Facebook bu sabah bana 2012 Nisan’da Karen Berg tarafından yazılmış ve paylaştığım bir alıntıyı hatırlattı. 6 yıl sonra yine aynı zamanda bu alıntı bana etkili geldi ve sizinle de paylaşmak istedim.
Başlığı ‘Aradığımız çözümler’…
Eski zamanlarda Naaman adında kralın baş askerlerinden biri cüzzamdan mustaripmiş. Onu iyileştirecek kişinin peygamber Elisha olduğu ve gidip onu bulması gerektiği söylenmiş. Naaman Elisha’yı bulmaya gittiğinde onu Elisha’nın kendisi değil habercilerinden biri karşılamış ve ona basit bir çözüm önermiş. Önerdiği çözüm Ürdün nehrine girerek suyun gücüyle bağlantı kurmasıymış.
“Eğer bunu yaparsan iyileşirsin” demiş haberci…
Naaman bu çözümü duyduğuna sevinmek yerine, çok kızmış. Öncelikle Elisha’nın kendisi yerine bir habercisini göndererek ona gereken saygıyı göstermediğini düşünmüş. Sonra da bu kadar yolu bu kadar basit bir öğüt almak için gelmiş olduğuna çok üzülmüş…
Esasında Naaman’ın beklediği cevap beklediğinden çok daha farklı bir paket içinde gelmişti.
Bizler de sıklıkla hayatımızda aynı tepkiyi gösterip aynı şekilde davranırız.

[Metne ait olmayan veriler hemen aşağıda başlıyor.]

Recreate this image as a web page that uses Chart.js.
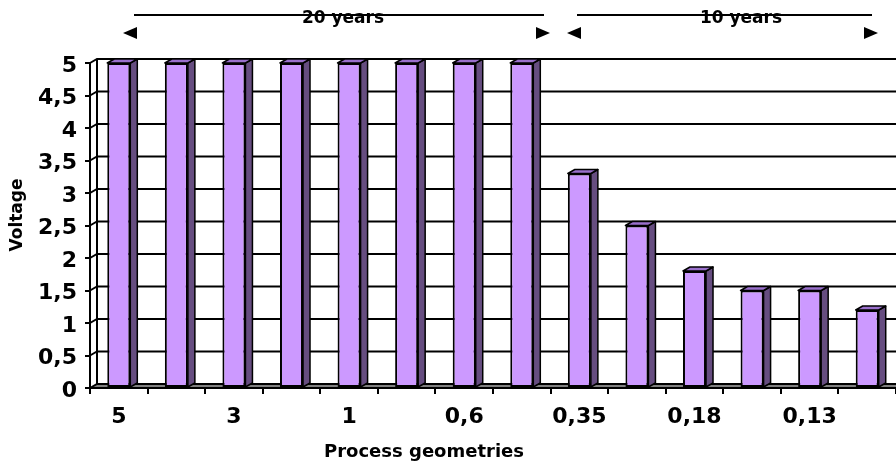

Egomuz okşanmazsa aradığımız cevabın tam da önümüzde olduğunu görmeyi ret ederiz.
Hayatımızda aradığımız soruların cevapları çoğunlukla gözümüzün önündedir. Beklediğimizden daha farklı bir paketin içinde sunulduğu için cevabı göremiyoruzdur.
Birine bir soru sorduğumuzda ve karşılığında karmaşık bir cevap aldığımızda kişi büyük ihtimalle ne dediğini bilmiyordur. Cevap basit olmalıdır; çünkü ışık ve gerçek basittir.
Pek çoğumuz hayatımızı ‘gerçeği’ aramakla geçiririz. Maalesef ‘bulmak’ yerine ‘aramayı’ tercih ederiz; çünkü bulmak demek onunla ilgili bizim uğraşıp yapmamız gereken bir şey var demektir ve bu zor gelir.
Gerçek gözümüzün önündedir; ancak paketlenmiş olduğu kâğıdı beğenmediğimiz için onu kabul etmeyiz.
Bu hafta zor bir durum oluştuğunda veya birisi bize rahatsız edici bir şey söylediğinde, gerçeğin bazen hoş olmayan paketlerde geldiğini hatırlayın. Eğer açık kalabilirsek, istediğimiz çözüme ulaşabiliriz.